Hidden article #4: A SOD compilation.
Something very weird we got from some superficial acquaintances.
Hidden article #5: Gore letter plus more.
The reply to the third hidden article of the previous issue,
which tells more than enough about what it is all about. It is
just as filthy, and it therefore hidden much in the same way as
the filthy one of the previous issue...
The Official ST NEWS International Christmas Coding Convention
Vid'
Yes. There's even a hidden bit on the ST NEWS International
Christmas Coding Convention bit (see the "Merchandise" article,
elsewhere in this issue of ST NEWS). This is what you have to do:
You have to stand on your hands, yell "EVERYBODY IS A MOTHER
F.CKER" with the windows open, and wait for about 2 minutes after
the supposed end of the vid' without pressing STOP.
The hidden vid' bit contains various fascinating scenes, that's
all I am prepared to say.
Disclaimer
The text of the articles is identical to the originals like they appeared
in old ST NEWS issues. Please take into consideration that the author(s)

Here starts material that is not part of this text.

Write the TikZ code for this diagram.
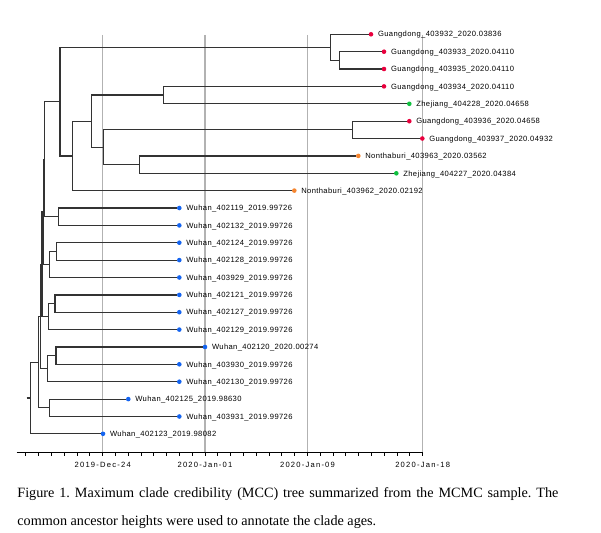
\documentclass[tikz,border=0pt]{standalone}
\usepackage{fontspec}
\setmainfont{Liberation Serif}
\newfontfamily\tipfont[LetterSpace=5]{Liberation Sans}
\newfontfamily\axisfont[LetterSpace=16]{Liberation Sans}
\usetikzlibrary{positioning}
\frenchspacing

\definecolor{gdred}{HTML}{E8003D}
\definecolor{zjgreen}{HTML}{10C040}
\definecolor{ntorange}{HTML}{F5852F}
\definecolor{whblue}{HTML}{1464F0}

\begin{document}
\begin{tikzpicture}[x=1pt, y=-1pt,
  branch/.style={draw=black!80, line width=1.2pt},
  tipdot/.style={circle, inner sep=0pt, minimum size=4.6pt},
  gdnode/.style={tipdot, fill=gdred},
  zjnode/.style={tipdot, fill=zjgreen},
  ntnode/.style={tipdot, fill=ntorange},
  whnode/.style={tipdot, fill=whblue},
  tiplabel/.style={inner sep=0pt, text height=5.4pt, text depth=0pt,
    font={\tipfont\fontsize{7.6}{9}\selectfont}},
  gridline/.style={draw=black!30, line width=1.2pt},
  axisline/.style={draw=black, line width=0.9pt},
  datelabel/.style={inner sep=0pt, font={\axisfont\fontsize{7.6}{9}\selectfont}},
  caption/.style={inner sep=0pt, font={\fontsize{14.2}{29}\selectfont}}]
  \useasboundingbox (0,0) rectangle (601,532);

  % time grid and axis
  \foreach \gx in {102.7,205,307.5,422.7}
    \draw[gridline] (\gx,35) -- (\gx,452.7);
  \draw[axisline] (16.7,452.7) -- (422.7,452.7);
  \foreach \k in {-6,...,25}
    \draw[axisline] ({102.7+12.8*\k},452.7) -- ++(0,3.5);
  \node[datelabel] (d1) at (102.7,465) {2019-Dec-24};
  \node[datelabel] (d2) at (205,465) {2020-Jan-01};
  \node[datelabel] (d3) at (307.5,465) {2020-Jan-09};
  \node[datelabel] (d4) at (422.7,465) {2020-Jan-18};

  % tips
  \node[gdnode] (t1) at (371,34.3) {};
  \node[gdnode] (t2) at (384,51.7) {};
  \node[gdnode] (t3) at (384,69.0) {};
  \node[gdnode] (t4) at (384,86.4) {};
  \node[zjnode] (t5) at (409.3,103.8) {};
  \node[gdnode] (t6) at (409.3,121.2) {};
  \node[gdnode] (t7) at (422.3,138.5) {};
  \node[ntnode] (t8) at (358.3,155.9) {};
  \node[zjnode] (t9) at (396.3,173.3) {};
  \node[ntnode] (t10) at (294.3,190.6) {};
  \node[whnode] (t11) at (179.3,208.0) {};
  \node[whnode] (t12) at (179.3,225.4) {};
  \node[whnode] (t13) at (179.3,242.7) {};
  \node[whnode] (t14) at (179.3,260.1) {};
  \node[whnode] (t15) at (179.3,277.5) {};
  \node[whnode] (t16) at (179.3,294.9) {};
  \node[whnode] (t17) at (179.3,312.2) {};
  \node[whnode] (t18) at (179.3,329.6) {};
  \node[whnode] (t19) at (205,347.0) {};
  \node[whnode] (t20) at (179.3,364.3) {};
  \node[whnode] (t21) at (179.3,381.7) {};
  \node[whnode] (t22) at (128.3,399.1) {};
  \node[whnode] (t23) at (179.3,416.5) {};
  \node[whnode] (t24) at (103,433.8) {};

  \node[tiplabel, right=4.3pt of t1] (l1) {Guangdong\_403932\_2020.03836};
  \node[tiplabel, right=4.3pt of t2] (l2) {Guangdong\_403933\_2020.04110};
  \node[tiplabel, right=4.3pt of t3] (l3) {Guangdong\_403935\_2020.04110};
  \node[tiplabel, right=4.3pt of t4] (l4) {Guangdong\_403934\_2020.04110};
  \node[tiplabel, right=4.3pt of t5] (l5) {Zhejiang\_404228\_2020.04658};
  \node[tiplabel, right=4.3pt of t6] (l6) {Guangdong\_403936\_2020.04658};
  \node[tiplabel, right=4.3pt of t7] (l7) {Guangdong\_403937\_2020.04932};
  \node[tiplabel, right=4.3pt of t8] (l8) {Nonthaburi\_403963\_2020.03562};
  \node[tiplabel, right=4.3pt of t9] (l9) {Zhejiang\_404227\_2020.04384};
  \node[tiplabel, right=4.3pt of t10] (l10) {Nonthaburi\_403962\_2020.02192};
  \node[tiplabel, right=4.3pt of t11] (l11) {Wuhan\_402119\_2019.99726};
  \node[tiplabel, right=4.3pt of t12] (l12) {Wuhan\_402132\_2019.99726};
  \node[tiplabel, right=4.3pt of t13] (l13) {Wuhan\_402124\_2019.99726};
  \node[tiplabel, right=4.3pt of t14] (l14) {Wuhan\_402128\_2019.99726};
  \node[tiplabel, right=4.3pt of t15] (l15) {Wuhan\_403929\_2019.99726};
  \node[tiplabel, right=4.3pt of t16] (l16) {Wuhan\_402121\_2019.99726};
  \node[tiplabel, right=4.3pt of t17] (l17) {Wuhan\_402127\_2019.99726};
  \node[tiplabel, right=4.3pt of t18] (l18) {Wuhan\_402129\_2019.99726};
  \node[tiplabel, right=4.3pt of t19] (l19) {Wuhan\_402120\_2020.00274};
  \node[tiplabel, right=4.3pt of t20] (l20) {Wuhan\_403930\_2019.99726};
  \node[tiplabel, right=4.3pt of t21] (l21) {Wuhan\_402130\_2019.99726};
  \node[tiplabel, right=4.3pt of t22] (l22) {Wuhan\_402125\_2019.98630};
  \node[tiplabel, right=4.3pt of t23] (l23) {Wuhan\_403931\_2019.99726};
  \node[tiplabel, right=4.3pt of t24] (l24) {Wuhan\_402123\_2019.98082};

  % ancestors
  \coordinate (cL) at (339.3,60.35);
  \coordinate (cK) at (330.7,47.3);
  \coordinate (cG) at (163.3,95.1);
  \coordinate (cI) at (352.3,129.85);
  \coordinate (cJ) at (139.3,164.6);
  \coordinate (cH) at (103.3,147.2);
  \coordinate (cF) at (91.7,121.15);
  \coordinate (cE) at (72.7,155.9);
  \coordinate (cD) at (60,101.6);
  \coordinate (cW1) at (58.7,216.7);
  \coordinate (cT) at (44.5,159.15);
  \coordinate (cW2a) at (56.7,251.4);
  \coordinate (cW2) at (49.3,264.45);
  \coordinate (cU) at (43.2,211.8);
  \coordinate (cW3a) at (55,303.55);
  \coordinate (cW3) at (48.3,316.6);
  \coordinate (cV) at (41.9,264.2);
  \coordinate (cW4a) at (56,355.65);
  \coordinate (cW4) at (47.7,368.7);
  \coordinate (cP) at (40.7,316.45);
  \coordinate (cW5) at (49.3,407.8);
  \coordinate (cB) at (38.3,362.1);
  \coordinate (cR) at (30.5,397.95);
  \coordinate (r0) at (26.5,397.95);

  % branches
  \draw[branch] (cL) |- (t2); \draw[branch] (cL) |- (t3);
  \draw[branch] (cK) |- (t1); \draw[branch] (cK) |- (cL);
  \draw[branch] (cG) |- (t4); \draw[branch] (cG) |- (t5);
  \draw[branch] (cI) |- (t6); \draw[branch] (cI) |- (t7);
  \draw[branch] (cJ) |- (t8); \draw[branch] (cJ) |- (t9);
  \draw[branch] (cH) |- (cI); \draw[branch] (cH) |- (cJ);
  \draw[branch] (cF) |- (cG); \draw[branch] (cF) |- (cH);
  \draw[branch] (cE) |- (cF); \draw[branch] (cE) |- (t10);
  \draw[branch] (cD) |- (cK); \draw[branch] (cD) |- (cE);
  \draw[branch] (cW1) |- (t11); \draw[branch] (cW1) |- (t12);
  \draw[branch] (cT) |- (cD); \draw[branch] (cT) |- (cW1);
  \draw[branch] (cW2a) |- (t13); \draw[branch] (cW2a) |- (t14);
  \draw[branch] (cW2) |- (cW2a); \draw[branch] (cW2) |- (t15);
  \draw[branch] (cU) |- (cT); \draw[branch] (cU) |- (cW2);
  \draw[branch] (cW3a) |- (t16); \draw[branch] (cW3a) |- (t17);
  \draw[branch] (cW3) |- (cW3a); \draw[branch] (cW3) |- (t18);
  \draw[branch] (cV) |- (cU); \draw[branch] (cV) |- (cW3);
  \draw[branch] (cW4a) |- (t19); \draw[branch] (cW4a) |- (t20);
  \draw[branch] (cW4) |- (cW4a); \draw[branch] (cW4) |- (t21);
  \draw[branch] (cP) |- (cV); \draw[branch] (cP) |- (cW4);
  \draw[branch] (cW5) |- (t22); \draw[branch] (cW5) |- (t23);
  \draw[branch] (cB) |- (cP); \draw[branch] (cB) |- (cW5);
  \draw[branch] (cR) |- (cB); \draw[branch] (cR) |- (t24);
  \draw[branch] (r0) -- (cR);

  % caption
  \node[caption, anchor=base west] (cap1) at (17.2,497)
    {\makebox[541pt][s]{Figure 1. Maximum clade credibility (MCC) tree summarized from the MCMC sample. The}};
  \node[caption, anchor=base west] (cap2) at (17.2,525.5)
    {common ancestor heights were used to annotate the clade ages.};
\end{tikzpicture}
\end{document}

was (were) a lot younger and less responsible back then. So bad jokes,
bad English, youthful arrogance, insults, bravura, over-crediting and
tastelessness should be taken with at least a grain of salt. Any contact
and/or payment information, as well as deadlines/release dates of any
kind should be regarded as outdated. Due to the fact that these pages are
not actually contained in an Atari executable here, references to scroll
texts, featured demo screens and hidden articles may also be irrelevant.